Notable Quotes & Memorable Moments
- “It was as if the community wanted to give him the honor in death that they had denied him in life.” (Seligman, 13:23)
- “He simply ordered his policemen to... ‘club the life out’ [of them].” (Seligman, 18:07)
- “They all understood they were part of the same tribe.” (Seligman, 21:06)
- “These unhappy Jews are not only not protected by the police, they are in need of protection against the police.” — New York Times, quoted by Host (28:09)
- “The police were equal opportunity head bashings... but the Jews really got the brunt.” (Seligman, 31:29)
- “Both of these things were... flash in the pan... the people behind them went right back into obscurity.” (Seligman, 34:14)
- “My rule is I will never take a sentence wholesale from any AI source and put it into one of my books. I will not do that. I'm the author and they're not the author.” (Seligman, 40:26)
- “You can do sitting in your study in a week what it would have taken you months and months hunched over a microfilm reader in my day.” (Seligman, 04:57)
Timestamps for Important Segments
- [01:29] - Show introduction & Seligman’s background
- [06:28] - Overview of Rabbi Jacob Joseph’s U.S. career and his impact
- [14:08] - The funeral procession and the escalation to riot
- [17:00] - Police intervention and violence (“club the life out”)

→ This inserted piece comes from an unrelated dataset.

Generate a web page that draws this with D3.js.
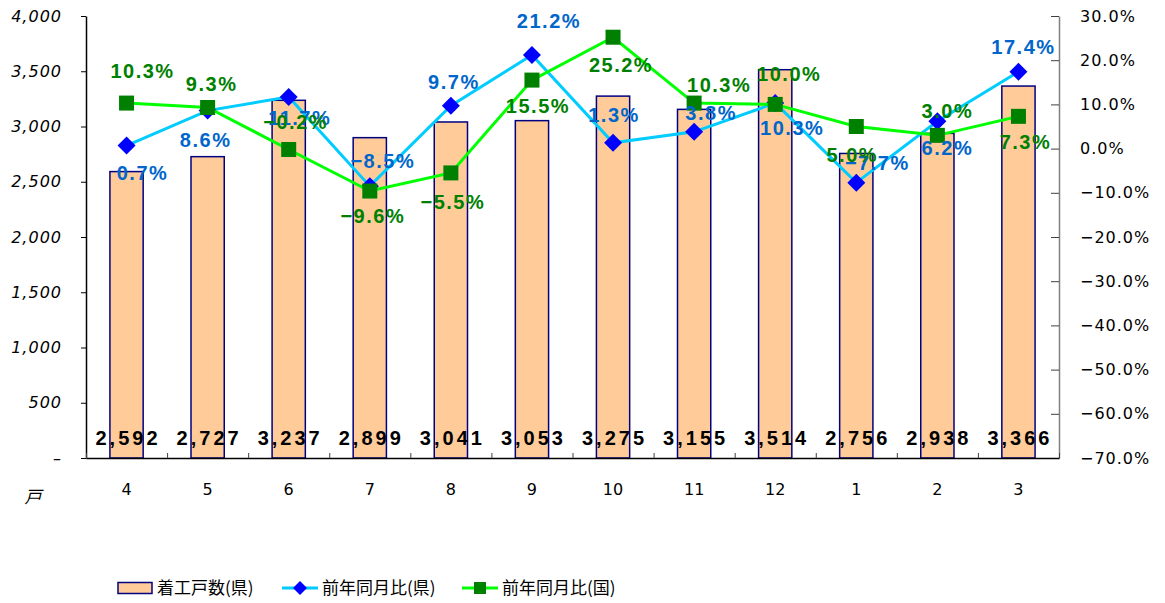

- [20:00] - Aftermath: Legal response and Jewish community organizing
- [24:09] - Political advocacy, mayoral commission, and outcomes
- [28:09] - Host presents NYT quote, discussion of police brutality
- [36:27] - Deep dive into sources and methodology
- [39:14] - Reflections on AI in historical research
- [47:19] - Discussion of memorable characters from the book
- [51:12] - Introduction to Seligman’s upcoming book
Tone and Style
The conversation is rigorous yet accessible, blending storytelling, historical analysis, and personal reflection. Seligman is personable, deeply informed by research, and candid about both the possibilities and limits of new technological tools in scholarship. The discussion is attentive to nuance: recognizing the heroism and failings of historical figures, the intersectionality of ethnic experience, and the stubborn persistence (and forgetting) of prejudice and solidarity in American life.
Takeaways
- Historical Amnesia: Even significant episodes of anti-Semitism in America can disappear from public memory, underlining the importance of recovery work by historians.
- Solidarity in Crisis: Moments of external threat can unite otherwise divided communities—in this case, uptown and downtown Jews.
- Enduring Issues: The riot’s story resonates today, echoing contemporary debates on police brutality, bigotry, and the responsibilities of civic leaders.
- Method Matters: Seligman’s approach demonstrates the transformative power of digitized archives, multi-lingual research, and creative use of technology—tempered by skepticism and critical rigor.
Further Reading and Future Work
Seligman teases his next book, The Great Christmas Boycott of 1906, exploring the fraught intersection of religion, public education, and legal rights—a case study as relevant today as in 1906.
This episode is a compelling entry point into the underexplored history of American anti-Semitism, community mobilization, and the messy realities of immigrant civic life at the turn of the twentieth century, brought vividly—and accessibly—to light by Scott D. Seligman.